Une lisibilité insuffisante

Mais au-delà, face à la complexité du système, une meilleure architecture des dispositifs doit être recherchée. Plus fondamentalement encore, il est impératif de dégager un principe d’action commun à tous les acteurs, associatifs comme publics, capable de redonner du sens à l’action publique dans ce domaine. L’accès direct à un logement à un prix accessible, dans le parc social et privé, avec accompagnement, doit être la priorité, tandis que les formules d’urgence insatisfaisantes pour les personnes doivent être remises en cause. En vertu de ce principe de "logement d’abord", ce dernier ne doit plus être considéré comme la fin d’un parcours d’insertion vertueux, mais bien comme le support du retour à l’autonomie et à la reconstruction de soi. Par ailleurs, face à l’éclatement des compétences des collectivités, il est nécessaire d’intégrer cette action dans les politiques locales de l’habitat : les intercommunalités doivent devenir les pilotes de la politique du logement en organisant l’ensemble de la chaîne des réponses.

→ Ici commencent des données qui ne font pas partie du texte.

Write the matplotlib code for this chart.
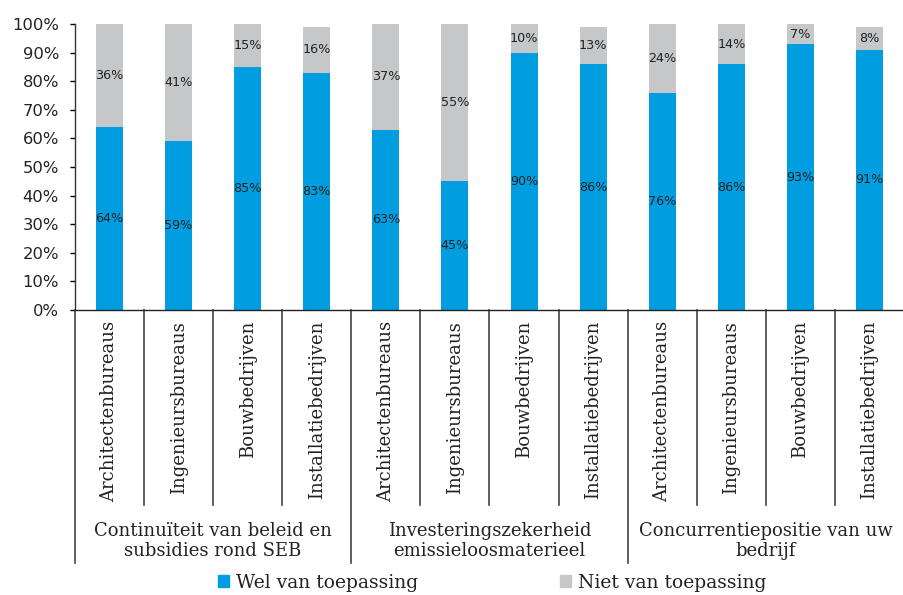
import matplotlib
matplotlib.use("Agg")
import matplotlib.pyplot as plt
import matplotlib.transforms as mtransforms
from matplotlib.patches import Patch

categories = ["Architectenbureaus", "Ingenieursbureaus", "Bouwbedrijven", "Installatiebedrijven"] * 3
groups = ["Continuïteit van beleid en\nsubsidies rond SEB",
          "Investeringszekerheid\nemissieloosmaterieel",
          "Concurrentiepositie van uw\nbedrijf"]
wel = [64, 59, 85, 83, 63, 45, 90, 86, 76, 86, 93, 91]
niet = [36, 41, 15, 16, 37, 55, 10, 13, 24, 14, 7, 8]
yticks = [0, 10, 20, 30, 40, 50, 60, 70, 80, 90, 100]
series_names = ["Wel van toepassing", "Niet van toepassing"]

blue = "#009EE0"
grey = "#C6C7C8"
serif = "DejaVu Serif"
txt = "#222222"

W, H = 904, 595
fig = plt.figure(figsize=(W / 100, H / 100), dpi=100)
ax = fig.add_axes([75 / W, 1 - 310 / H, (904 - 75) / W, (310 - 24) / H])

x = list(range(len(categories)))
bw = 0.39
wel_f = [v / 100 for v in wel]
niet_f = [v / 100 for v in niet]
ax.bar(x, wel_f, width=bw, color=blue, label=series_names[0])
ax.bar(x, niet_f, width=bw, bottom=wel_f, color=grey, label=series_names[1])

for i in x:
    ax.text(i, wel_f[i] / 2, f"{wel[i]}%", ha="center", va="center", fontsize=9.2, color=txt)
    ax.text(i, wel_f[i] + niet_f[i] / 2, f"{niet[i]}%", ha="center", va="center", fontsize=9.2, color=txt)

ax.set_xlim(-0.5, len(categories) - 0.5)
ax.set_ylim(0, 1)
ax.set_yticks([t / 100 for t in yticks])
ax.set_yticklabels([f"{t}%" for t in yticks], fontsize=11.8, color=txt)
ax.tick_params(axis="y", length=3.6, width=1, direction="out", pad=8)
ax.set_xticks([])
for s in ["top", "right"]:
    ax.spines[s].set_visible(False)
ax.spines["left"].set_linewidth(1)
ax.spines["left"].set_color("#333333")
ax.spines["bottom"].set_linewidth(1)
ax.spines["bottom"].set_color("#222222")

trans = mtransforms.blended_transform_factory(ax.transData, fig.transFigure)
def fy(py):
    return 1 - py / H

# separators
for b in range(len(categories) + 1):
    xb = b - 0.5
    y_end = 563 if b % 4 == 0 else 505
    ax.plot([xb, xb], [fy(310), fy(y_end)], transform=trans, color="#444444",
            lw=1.2, clip_on=False)

for i in x:
    ax.text(i, fy(321), categories[i], rotation=90, ha="center", va="top",
            fontsize=13, family=serif, color=txt, transform=trans)

for g, name in enumerate(groups):
    cx = g * 4 + 1.5
    ax.text(cx, fy(541), name, ha="center", va="center", fontsize=13,
            family=serif, color=txt, transform=trans, linespacing=1.2)

for k, (name, col, xc) in enumerate(zip(series_names, [blue, grey], [318, 663])):
    leg = fig.legend([Patch(color=col)], [name], loc="center", bbox_to_anchor=(xc / W, fy(583)),
                     frameon=False, prop={"family": serif, "size": 13.5},
                     handlelength=0.6, handleheight=0.6, handletextpad=0.35,
                     borderpad=0, borderaxespad=0)
    for t in leg.get_texts():
        t.set_color(txt)

fig.savefig("out.png", dpi=100)
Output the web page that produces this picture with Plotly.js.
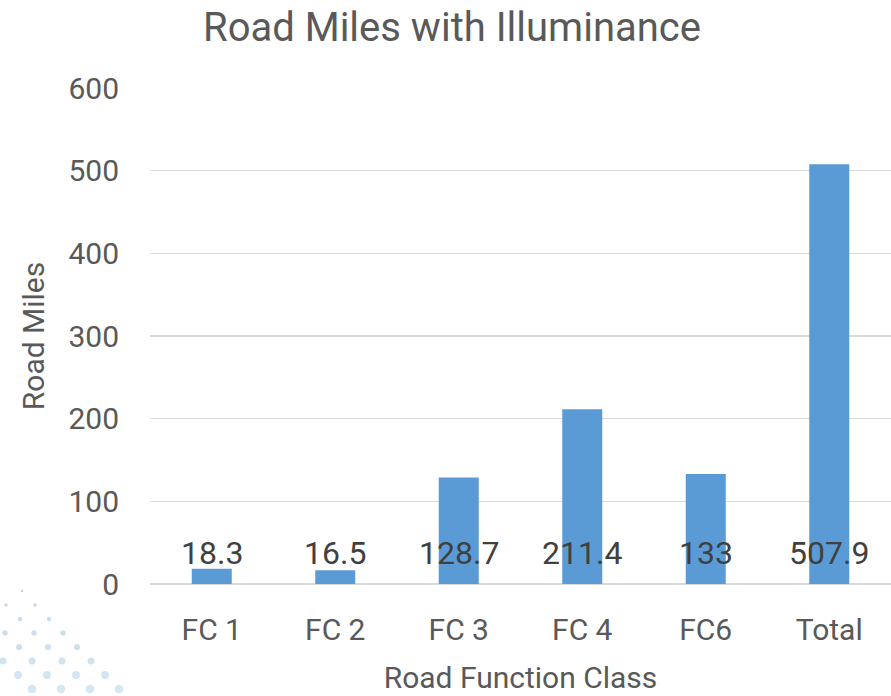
<!DOCTYPE html>
<html>
<head>
<meta charset="utf-8">
<script src="https://cdn.plot.ly/plotly-3.0.1.min.js"></script>
<style>html,body{margin:0;padding:0;background:#fff;}#chart{width:891px;height:696px;}</style>
</head>
<body>
<div id="chart"></div>
<script>
const categories = ["FC 1", "FC 2", "FC 3", "FC 4", "FC6", "Total"];
const roadMiles = [18.3, 16.5, 128.7, 211.4, 133, 507.9];
const valueLabels = ["18.3", "16.5", "128.7", "211.4", "133", "507.9"];
const yTickValues = [0, 100, 200, 300, 400, 500, 600];

const FONT = "Roboto, 'Liberation Sans Narrow', 'DejaVu Sans Condensed', sans-serif";

// decorative dot pattern at bottom-left (pixel positions of the page)
const decorRows = [
  {y: 591, xs: [22], r: 1.3, c: "rgba(185,198,210,0.8)"},
  {y: 605, xs: [6, 35], r: 1.8, c: "rgba(190,212,228,0.85)"},
  {y: 619, xs: [20, 49], r: 2.2, c: "rgba(190,214,230,0.85)"},
  {y: 633, xs: [5, 34, 63], r: 2.7, c: "rgba(195,218,233,0.85)"},
  {y: 647, xs: [19, 48, 77], r: 3.1, c: "rgba(198,220,235,0.85)"},
  {y: 661, xs: [3, 32, 62, 91], r: 3.5, c: "rgba(200,222,236,0.85)"},
  {y: 675, xs: [18, 47, 76, 105], r: 3.9, c: "rgba(203,225,238,0.85)"},
  {y: 689, xs: [32, 61, 90, 119], r: 4.3, c: "rgba(206,227,240,0.85)"}
];
const L = 150, R = 891, T = 88, B = 584;
const pw = R - L, ph = B - T;
const shapes = [];
decorRows.forEach(row => {
  row.xs.forEach(x => {
    shapes.push({
      type: "circle", xref: "paper", yref: "paper", layer: "below",
      x0: (x - row.r - L) / pw, x1: (x + row.r - L) / pw,
      y0: (B - (row.y + row.r)) / ph, y1: (B - (row.y - row.r)) / ph,
      fillcolor: row.c, line: {width: 0}
    });
  });
});

const annotations = categories.map((c, i) => ({
  x: c, y: 0, xref: "x", yref: "y",
  text: valueLabels[i], showarrow: false,
  yanchor: "middle", yshift: 31,
  font: {family: FONT, size: 32, color: "#404040"}
}));

const data = [{
  type: "bar",
  x: categories,
  y: roadMiles,
  marker: {color: "#5b9bd5"},
  hoverinfo: "x+y"
}];

const layout = {
  width: 891, height: 696,
  margin: {l: L, r: 0, t: T, b: 696 - B, pad: 0},
  paper_bgcolor: "#ffffff", plot_bgcolor: "#ffffff",
  showlegend: false,
  bargap: 0.676,
  font: {family: FONT, color: "#595959"},
  title: {
    text: "Road Miles with Illuminance",
    font: {family: FONT, size: 40, color: "#595959"},
    x: 452 / 891, xanchor: "center", xref: "container",
    y: 1 - 27 / 696, yanchor: "middle", yref: "container"
  },
  xaxis: {
    type: "category",
    tickfont: {family: FONT, size: 30, color: "#595959"},
    ticks: "", showgrid: false, showline: false, zeroline: false,
    ticklabelstandoff: 25,
    title: {text: "Road Function Class", font: {family: FONT, size: 30, color: "#595959"}, standoff: 20},
    automargin: false
  },
  yaxis: {
    range: [0, 600],
    tickvals: yTickValues,
    ticktext: yTickValues.map(String),
    tickfont: {family: FONT, size: 30, color: "#595959"},
    ticks: "", showline: false,
    gridcolor: "#d9d9d9", gridwidth: 1.5,
    zeroline: true, zerolinecolor: "#d9d9d9", zerolinewidth: 1.5,
    ticklabelstandoff: 30,
    title: {text: "Road Miles", font: {family: FONT, size: 30, color: "#595959"}, standoff: 14},
    automargin: false
  },
  shapes: shapes,
  annotations: annotations
};

Plotly.newPlot("chart", data, layout, {displayModeBar: false, staticPlot: true});
</script>
</body>
</html>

Mais l’Etat doit aussi assumer son rôle et fixer les grands objectifs, par exemple en établissant un quota minimum de logements sociaux dans chaque commune, et s’assurer de son respect. A cet égard, on peut regretter la timidité dont ont fait preuve jusqu’à présent les préfets face aux plus de 300 communes qui ne respectent pas leurs obligations. L’Etat doit par ailleurs veiller aux grands équilibres financiers qui rendent possible l’action des associations, des élus locaux ou des bailleurs sociaux. Une mission qu’il peine à assurer quand on songe par exemple à la baisse régulière, qui se poursuit encore en 2015, des subventions de l’Etat au secteur HLM (les "aides à la pierre" destinées à la construction de logements sociaux)...

Il doit par ailleurs garantir une certaine continuité dans ses politiques. A cet égard, les annonces contradictoires du gouvernement sur la garantie universelle des loyers*** ou leur encadrement, pourtant votés l’an dernier dans le cadre de la loi pour l’accès au logement et un urbanisme rénové (Alur), dite "Duflot", nuisent à la lisibilité de l’action publique, alors que ces deux mesures visaient, en s’inspirant de l’exemple allemand notamment, une meilleure régulation des marchés de l’immobilier, dont les défaillances sont à l’origine de bien des situations de mal-logement depuis quinze ans.

* Principe de continuité de la prise en charge

Reconnu par la loi sur le droit au logement opposable (Dalo), ce principe s'oppose à la "remise à la rue" des personnes accueillies dans des structures d'hébergement. Toute personne devrait pouvoir y demeurer autant que nécessaire jusqu'à une orientation vers une autre solution adaptée.

** Principe de non-abandon

Implique la non-remise à la rue et la continuité dans l'accompagnement.

*** Garantie universelle des loyers

Dispositif par lequel l'Etat garantit à un propriétaire un paiement minimum des loyers en cas d'impayés du locataire.